Domestic stalwart Amol Muzumdar is new Mumbai coach | Cricket News – Times of India
The decision was taken by the MCA’s Cricket Improvement Committee (CIC) which is headed by former India batsman and national selector Jatin Paranjape, and includes ex-India players Vinod Kambli and Nilesh Kulkarni, at a meeting with the MCA’s office-bearers on Tuesday at the MCA office in the Wankhede Stadium premises. Muzumdar pipped eight other candidates — Wasim Jaffer, Sairaj Bahutule, Balwinder Singh Sandhu, Sulakshan Kulkarni, Pradeep Sunderram, Nandan Phadnis, Umesh Patwal and Vinod Raghvan, who were all interviewed by the CIC last week.
Once Powar quit the post after coaching Mumbai to the Vijay Hazare Trophy triumph, Muzumdar was a frontrunner to bag the job. A former Mumbai Ranji-winning captain, Muzumdar, in an epic career that spanned between 1993 and 2013 — scored 11,167 runs in 171 first-class games @48.13, with 30 hundreds and 60 fifties.

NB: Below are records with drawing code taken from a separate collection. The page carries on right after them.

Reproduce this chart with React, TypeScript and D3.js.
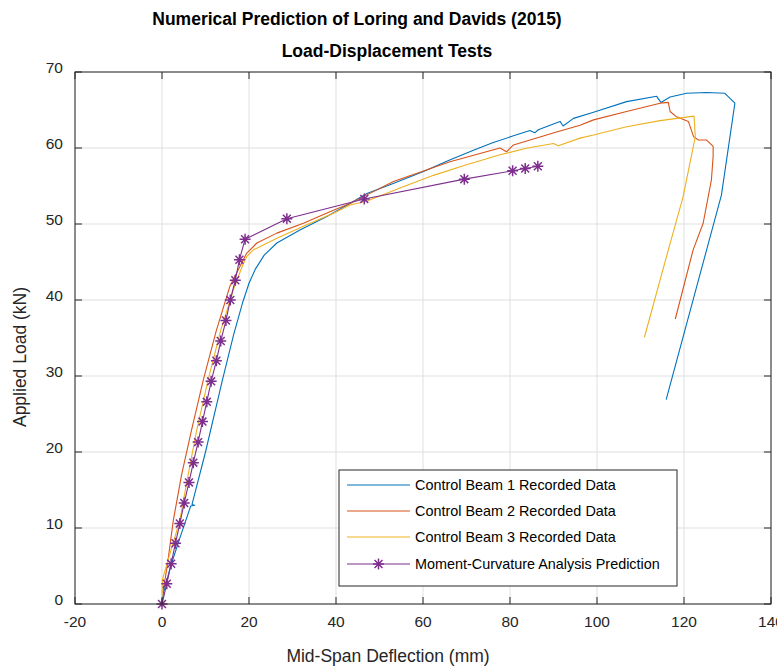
import React from "react";
import * as d3 from "d3";

type Pt = [number, number];

// Control Beam 1 (mm, kN)
const beam1: Pt[] = [
  [0, 0], [0.3, 1.4], [2, 5], [4, 8.5], [6.6, 12.9], [7.5, 13.0], [6.9, 13.1],
  [10, 20], [13.9, 29.5], [16.5, 35.5], [18.5, 39.6], [20, 42.2], [21.5, 44.1],
  [23.5, 45.9], [26.4, 47.5], [31.7, 49.2], [37.9, 51.0], [43.2, 52.7], [47.1, 54.0],
  [53, 55.3], [60.1, 56.9], [66, 58.4], [71.6, 59.7], [76, 60.7], [80.8, 61.6],
  [84.6, 62.3], [85.7, 62.0], [86.5, 62.4], [91.5, 63.5], [92.2, 62.9], [94.6, 63.9],
  [99.2, 64.7], [106.8, 66.1], [113.7, 66.8], [114.7, 66.0], [116.8, 66.7],
  [120.6, 67.2], [125.2, 67.3], [129.4, 67.2], [131.7, 65.9], [128.6, 53.8],
  [125.2, 46.6], [115.9, 26.9],
];

// Control Beam 2
const beam2: Pt[] = [
  [0.2, 1.5], [1.2, 5], [2.6, 11], [4.5, 17], [6.8, 22.9], [9.5, 29.5], [12.5, 36],
  [15.6, 41.8], [18, 44.5], [19.4, 46.1], [21.8, 47.5], [26.4, 48.8], [32.5, 50.1],
  [38.6, 51.6], [43.2, 52.7], [47, 53.8], [53.2, 55.6], [66.2, 58.2], [77.7, 60.0],
  [79.2, 59.5], [80.8, 60.4], [90.7, 62.1], [96.1, 63.0], [99.2, 63.7], [106.8, 64.8],
  [114.5, 65.9], [116.4, 66.0], [116.8, 64.8], [118.3, 64.1], [121, 63.5], [122.2, 61.5],
  [123.3, 61.05], [125.2, 61.05], [126.7, 60.2], [126.7, 58.9], [126.3, 55.8],
  [124.4, 50.1], [122.1, 46.6], [118, 37.5],
];

// Control Beam 3
const beam3: Pt[] = [
  [0, 1], [0.1, 3.2], [1.5, 6], [4.1, 11], [6, 17], [8, 22.9], [10.6, 29.5], [13.5, 36],
  [16.5, 41.5], [18.5, 44.5], [19.45, 45.7], [21, 46.6], [26.3, 48.1], [32.5, 49.7],
  [39.4, 51.4], [43.2, 52.5], [47, 53.0], [55, 54.8], [62.4, 56.4], [70, 57.8],
  [77.7, 59.1], [84, 60], [90, 60.6], [91.1, 60.3], [96.1, 61.3], [99.2, 61.7],
  [106.8, 62.8], [114.5, 63.6], [122.3, 64.2], [122.6, 61.5], [119.8, 53.6],
  [116.4, 46.6], [110.9, 35.1],
];

// Moment-curvature prediction
const predX = [0, 1.1, 2.1, 3.1, 4.1, 5.1, 6.2, 7.2, 8.3, 9.3, 10.3, 11.3, 12.5, 13.5,
  14.7, 15.7, 16.85, 17.8, 19.1, 28.7, 46.5, 69.5, 80.6, 83.5, 86.4];
const predY = [0, 2.66, 5.3, 8, 10.6, 13.3, 16, 18.6, 21.3, 24, 26.6, 29.3, 32, 34.6,
  37.3, 40, 42.6, 45.3, 48, 50.7, 53.3, 55.9, 57.0, 57.3, 57.6];

const xTicks = [-20, 0, 20, 40, 60, 80, 100, 120, 140];
const yTicks = [0, 10, 20, 30, 40, 50, 60, 70];

const seriesNames = [
  "Control Beam 1 Recorded Data",
  "Control Beam 2 Recorded Data",
  "Control Beam 3 Recorded Data",
  "Moment-Curvature Analysis Prediction",
];
const colors = ["#0072BD", "#D95319", "#EDB120", "#7E2F8E"];

const W = 777;
const H = 668;
const left = 75, right = 771, top = 72, bottom = 604;
const font = "'Liberation Sans', Arial, Helvetica, sans-serif";
const axisColor = "#262626";

const Star = ({ x, y, r, color }: { x: number; y: number; r: number; color: string }) => {
  const d = r * 0.72;
  return (
    <path
      d={`M${x - r},${y}H${x + r}M${x},${y - r}V${y + r}M${x - d},${y - d}L${x + d},${y + d}M${x - d},${y + d}L${x + d},${y - d}`}
      stroke={color}
      strokeWidth={1.5}
      fill="none"
    />
  );
};

export default function App() {
  const x = d3.scaleLinear().domain([-20, 140]).range([left, right]);
  const y = d3.scaleLinear().domain([0, 70]).range([bottom, top]);
  const line = d3.line<Pt>().x((d) => x(d[0])).y((d) => y(d[1]));
  const pred: Pt[] = predX.map((v, i) => [v, predY[i]]);
  const beams = [beam1, beam2, beam3];

  const legX = 339, legY = 470, legW = 338, legH = 116;
  const rowY = [485, 511, 537, 564];

  return (
    <svg width={W} height={H} style={{ position: "absolute", left: 0, top: 0, background: "#fff" }}>
      <rect x={0} y={0} width={W} height={H} fill="#fff" />
      {/* grid */}
      <g stroke="#dfdfdf" strokeWidth={1}>
        {xTicks.map((t) => (
          <line key={"gx" + t} x1={x(t)} x2={x(t)} y1={top} y2={bottom} />
        ))}
        {yTicks.map((t) => (
          <line key={"gy" + t} x1={left} x2={right} y1={y(t)} y2={y(t)} />
        ))}
      </g>
      {/* data */}
      <g fill="none" strokeWidth={1.1} strokeLinejoin="round">
        {beams.map((b, i) => (
          <path key={"b" + i} d={line(b) ?? ""} stroke={colors[i]} />
        ))}
        <path d={line(pred) ?? ""} stroke={colors[3]} />
      </g>
      {pred.map((p, i) => (
        <Star key={"s" + i} x={x(p[0])} y={y(p[1])} r={5.5} color={colors[3]} />
      ))}
      {/* box + ticks */}
      <rect x={left} y={top} width={right - left} height={bottom - top} fill="none" stroke={axisColor} strokeWidth={1} />
      <g stroke={axisColor} strokeWidth={1}>
        {xTicks.map((t) => (
          <g key={"tx" + t}>
            <line x1={x(t)} x2={x(t)} y1={bottom} y2={bottom - 7} />
            <line x1={x(t)} x2={x(t)} y1={top} y2={top + 7} />
          </g>
        ))}
        {yTicks.map((t) => (
          <g key={"ty" + t}>
            <line x1={left} x2={left + 7} y1={y(t)} y2={y(t)} />
            <line x1={right} x2={right - 7} y1={y(t)} y2={y(t)} />
          </g>
        ))}
      </g>
      <g fontFamily={font} fontSize={15.5} fill={axisColor}>
        {xTicks.map((t) => (
          <text key={"lx" + t} x={x(t)} y={bottom + 23} textAnchor="middle">{t}</text>
        ))}
        {yTicks.map((t) => (
          <text key={"ly" + t} x={left - 12} y={y(t) + 1} textAnchor="end">{t}</text>
        ))}
      </g>
      {/* axis labels */}
      <text x={388} y={662} textAnchor="middle" fontFamily={font} fontSize={17.5} fill={axisColor}>
        Mid-Span Deflection (mm)
      </text>
      <text
        transform={`translate(26,357) rotate(-90)`}
        textAnchor="middle"
        fontFamily={font}
        fontSize={17.5}
        fill={axisColor}
      >
        Applied Load (kN)
      </text>
      {/* titles */}
      <text x={357} y={25} textAnchor="middle" fontFamily={font} fontSize={17.5} fontWeight="bold" fill="#000">
        Numerical Prediction of Loring and Davids (2015)
      </text>
      <text x={387} y={57} textAnchor="middle" fontFamily={font} fontSize={17.5} fontWeight="bold" fill="#000">
        Load-Displacement Tests
      </text>
      {/* legend */}
      <rect x={legX} y={legY} width={legW} height={legH} fill="#fff" stroke={axisColor} strokeWidth={1} />
      {seriesNames.map((name, i) => (
        <g key={"lg" + i}>
          <line x1={347} x2={410} y1={rowY[i]} y2={rowY[i]} stroke={colors[i]} strokeWidth={1.1} />
          {i === 3 && <Star x={378.5} y={rowY[i]} r={5.5} color={colors[3]} />}
          <text x={415} y={rowY[i] + 5} fontFamily={font} fontSize={14.4} fill="#000">
            {name}
          </text>
        </g>
      ))}
    </svg>
  );
}
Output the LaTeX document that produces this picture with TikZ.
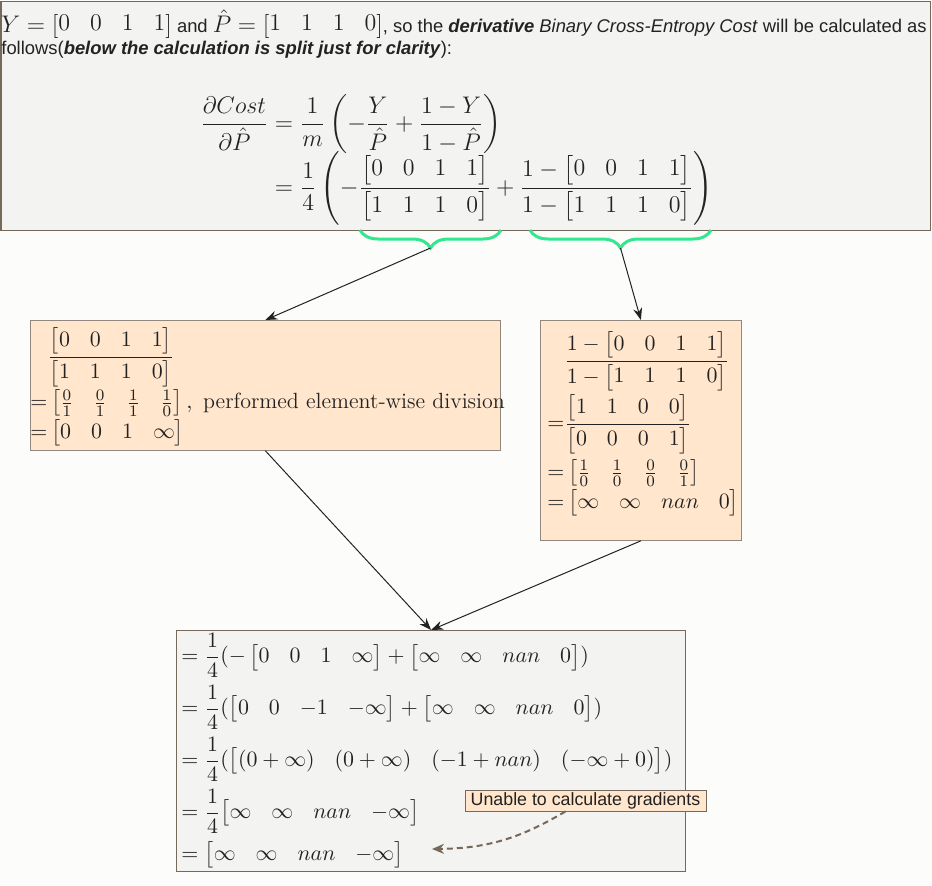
\documentclass[tikz,border=0pt]{standalone}
\usepackage{amsmath}
\usepackage{amssymb}
\usepackage{fontspec}
\usepackage{tikz}
\usetikzlibrary{arrows.meta,decorations.pathreplacing}
\usepackage{xcolor}
\newfontfamily\notefont{Liberation Sans}
\definecolor{page_white}{HTML}{FCFCFA}
\definecolor{panel_grey}{HTML}{F3F3F1}
\definecolor{box_peach}{HTML}{FFE6CC}
\definecolor{edge_brown}{HTML}{75695C}
\definecolor{brace_green}{HTML}{33E690}
\definecolor{ink}{HTML}{222222}
\newcommand{\eqsize}{\fontsize{12.3}{14}\selectfont}
\newcommand{\boxsize}{\fontsize{11}{13}\selectfont}
\newcommand{\inmath}[1]{{\fontsize{11.8}{11}\selectfont$#1$}}

\begin{document}
\begin{tikzpicture}[x=0.5pt, y=-0.5pt,
	panel/.style={draw=edge_brown, line width=0.6pt, fill=panel_grey, inner sep=0pt, anchor=north west},
	calcbox/.style={draw=edge_brown!80, line width=0.4pt, fill=box_peach, inner sep=0pt, anchor=north west},
	maths/.style={inner sep=0pt, anchor=west, text=ink},
	flow/.style={-{Stealth[length=6pt, width=4.5pt]}, line width=0.5pt, ink},
	curly/.style={decorate, decoration={brace, mirror, amplitude=9pt}, brace_green, line width=1.5pt}]
	\useasboundingbox (0,0) rectangle (932,885);
	\fill[page_white] (0,0) rectangle (932,885);
	\node[panel, minimum width=464.75pt, minimum height=114.75pt] (intro) at (0.5,0.5) {};
	\node[calcbox, minimum width=235pt, minimum height=65pt] (lhs) at (30,320) {};
	\node[calcbox, minimum width=100.5pt, minimum height=110pt] (rhs) at (540,320) {};
	\node[panel, minimum width=254.5pt, minimum height=120.5pt] (total) at (176,630) {};
	\node[inner sep=0pt, anchor=north west, align=left, text=ink, font={\notefont\fontsize{9.2}{11}\selectfont}] (prose) at (1,9) {\inmath{Y = \begin{bmatrix}0&0&1&1\end{bmatrix}} and \inmath{\hat{P} = \begin{bmatrix}1&1&1&0\end{bmatrix}}, so the \textbf{\textit{derivative}} \textit{Binary Cross-Entropy Cost} will be calculated as\\follows(\textbf{\textit{below the calculation is split just for clarity}}):};
	\node[maths, font=\eqsize] (deriv) at (200,160) {$\begin{aligned}
		\frac{\partial Cost}{\partial \hat{P}} &= \frac{1}{m}\left(-\frac{Y}{\hat{P}}+\frac{1-Y}{1-\hat{P}}\right)\\[-5pt]
		&= \frac{1}{4}\left(-\frac{\begin{bmatrix}0&0&1&1\end{bmatrix}}{\begin{bmatrix}1&1&1&0\end{bmatrix}}+\frac{1-\begin{bmatrix}0&0&1&1\end{bmatrix}}{1-\begin{bmatrix}1&1&1&0\end{bmatrix}}\right)
	\end{aligned}$};
	\node[maths, font=\boxsize] (lhsmath) at (30,387) {$\begin{aligned}
		&\frac{\begin{bmatrix}0&0&1&1\end{bmatrix}}{\begin{bmatrix}1&1&1&0\end{bmatrix}}\\[-2.5pt]
		=&\begin{bmatrix}\frac{0}{1}&\frac{0}{1}&\frac{1}{1}&\frac{1}{0}\end{bmatrix},\ \text{performed element-wise division}\\[-2.5pt]
		=&\begin{bmatrix}0&0&1&\infty\end{bmatrix}
	\end{aligned}$};
	\node[maths, font=\boxsize] (rhsmath) at (547,424) {$\begin{aligned}
		&\frac{1-\begin{bmatrix}0&0&1&1\end{bmatrix}}{1-\begin{bmatrix}1&1&1&0\end{bmatrix}}\\[-2pt]
		=&\frac{\begin{bmatrix}1&1&0&0\end{bmatrix}}{\begin{bmatrix}0&0&0&1\end{bmatrix}}\\[-1pt]
		=&\begin{bmatrix}\frac{1}{0}&\frac{1}{0}&\frac{0}{0}&\frac{0}{1}\end{bmatrix}\\[-2.5pt]
		=&\begin{bmatrix}\infty&\infty&nan&0\end{bmatrix}
	\end{aligned}$};
	\node[maths, font=\boxsize] (totalmath) at (175,751) {$\begin{aligned}
		&= \frac{1}{4}(-\begin{bmatrix}0&0&1&\infty\end{bmatrix}+\begin{bmatrix}\infty&\infty&nan&0\end{bmatrix})\\
		&= \frac{1}{4}(\begin{bmatrix}0&0&-1&-\infty\end{bmatrix}+\begin{bmatrix}\infty&\infty&nan&0\end{bmatrix})\\
		&= \frac{1}{4}(\begin{bmatrix}(0+\infty)&(0+\infty)&(-1+nan)&(-\infty+0)\end{bmatrix})\\
		&= \frac{1}{4}\!\begin{bmatrix}\infty&\infty&nan&-\infty\end{bmatrix}\\
		&= \begin{bmatrix}\infty&\infty&nan&-\infty\end{bmatrix}
	\end{aligned}$};
	\node[draw=edge_brown, fill=box_peach, line width=0.4pt, inner sep=0pt, minimum width=120.5pt, minimum height=10.5pt, text=ink, font={\notefont\fontsize{8.9}{10}\selectfont}] (warn) at (585.5,800.5) {Unable to calculate gradients};
	\coordinate (gradend) at (432,849);
	\draw[curly] (360,230) -- (501,230);
	\draw[curly] (530,230) -- (711,230);
	\coordinate (lbtip) at (430.5,248);
	\coordinate (rbtip) at (620.5,248);
	\draw[flow] (lbtip) -- (lhs.north);
	\draw[flow] (rbtip) -- (rhs.north);
	\draw[flow] (lhs.south) -- (total.north);
	\draw[flow] (rhs.south) -- (total.north);
	\draw[edge_brown, line width=1pt, dash pattern=on 3pt off 2pt, -{Stealth[length=6pt, width=5pt]}] ([xshift=-10pt]warn.south) to[bend left=15] (gradend);
\end{tikzpicture}
\end{document}
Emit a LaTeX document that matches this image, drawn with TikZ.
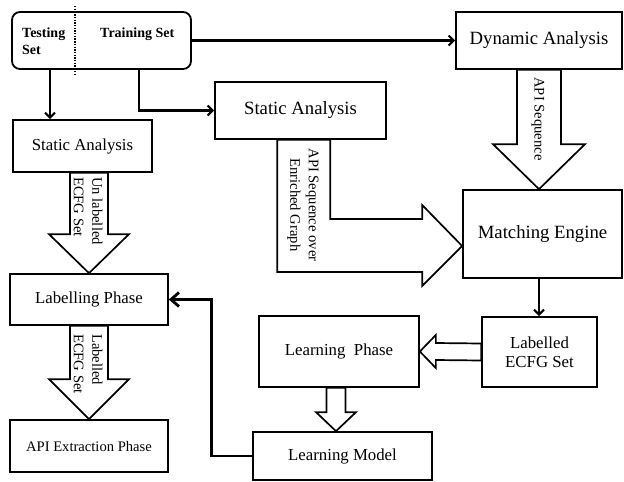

On his first-class debut for Bombay, he had scored 260 against Haryana at Faridabad in a Ranji Trophy match in the 1993–94 season — a world record that stood till 2018. A technically correct batsman who stood out because he didn’t wear a helmet, preferring to bat with his cap on, he was generally considered extremely unlucky to have never played for India.
Post retirement, the 46-year-old was a batting coach with the NCA, the Rajasthan Royals and the visiting South African team to India in 2019, besides being a TV commentator in domestic cricket.
“We wanted somebody who has experienced some of the best years of the Mumbai cricket culture. That culture is completely steeped in Amol. He has scored 11,000-plus runs, so there’s no doubt about his credentials. He’s coached at the Royals and the NCA. All of this prompted us to make the decision. We called over Amol today to the Wankhede. The idea was to get everyone in the same room and plan everything in alignment, so that there’s no ambiguity. Our priority is to use the next 60-90 days as optimally as we can, given that we are in a lockdown and nothing’s happening,” Paranjape told TOI.
“It feels good to be back after a while. I’m thankful to everyone who’s contributed to this — the CIC and the office-bearers — that they’ve shown their faith in me,” Muzumdar told TOI. While Mumbai won the Vijay Hazare One-Day Trophy with Powar as coach earlier this year, the domestic giants need to do better in the Ranji Trophy, which they last won in the 2015-16 season, if it’s held this time.
“I would love to put Mumbai cricket back on track as far as red-ball cricket is concerned. It’s an important point and should be looked at in the right perspective. However, it’s too far-fetched a thing. At the moment, I’m just interested in meeting and getting to know everyone,” he said.
With the likes of Suryakumar Yadav, Shreyas Iyer, Shardul Thakur and Prithvi Shaw, Mumbai have plenty of India players in their ranks now. “I had mentioned it in my presentation to the CIC that India representation was one of the main factors for Mumbai cricket. At the moment, we’ve seven players who’re representing India in various formats of the game. It’s a significant number. At Mumbai, we’ve always prided ourselves in producing India players. That should be the goal,” explained Muzumdar.
One of the new Mumbai coach’s goals would also be to help Shaw make an India comeback. “Definitely, it’s one of my (priorities). So far we’ve had a really nice relationship. So I’m looking forward to it,” he said. He acknowledged that Powar, who played under his captaincy, had done a fine job in his shirt stint. “In that short time that Ramesh was there, I’m sure that the players benefited from his presence. He’s now an India women’s team’s coach, but I’m sure he’s keeping an eye on what’s happening here,” said Muzumdar.
Commentating in domestic cricket and being part of the coaching staff at the Royals has given Muzumdar a fair idea about the current scenario there. “It’s given me a bird’s eye view of domestic cricket. It has helped me in different aspects of the game. The experience of coaching for four years at RR has given me a different perspective. I’ve handled world-class players like Steve Smith and Ben Stokes,” stressed Muzumdar.
For someone who started his cricket in an era where playing for Mumbai was the ultimate goal for a Mumbai youngster, Mzumdar is aware that things are different now in the post-IPL world. “Times have changed. I wouldn’t say that it’s a bad thing to look out for an IPL career. We need to adjust to the demands of modern-day-cricket. The IPL is a big platform, but we need to be connected to the roots of the game. It should be a healthy balance,” he summed up.
Known as someone who carries Mumbai cricket in his heart, did he get emotional when he was told about his new appointment. “Not really. When I retired, I left the emotional part there,” he said.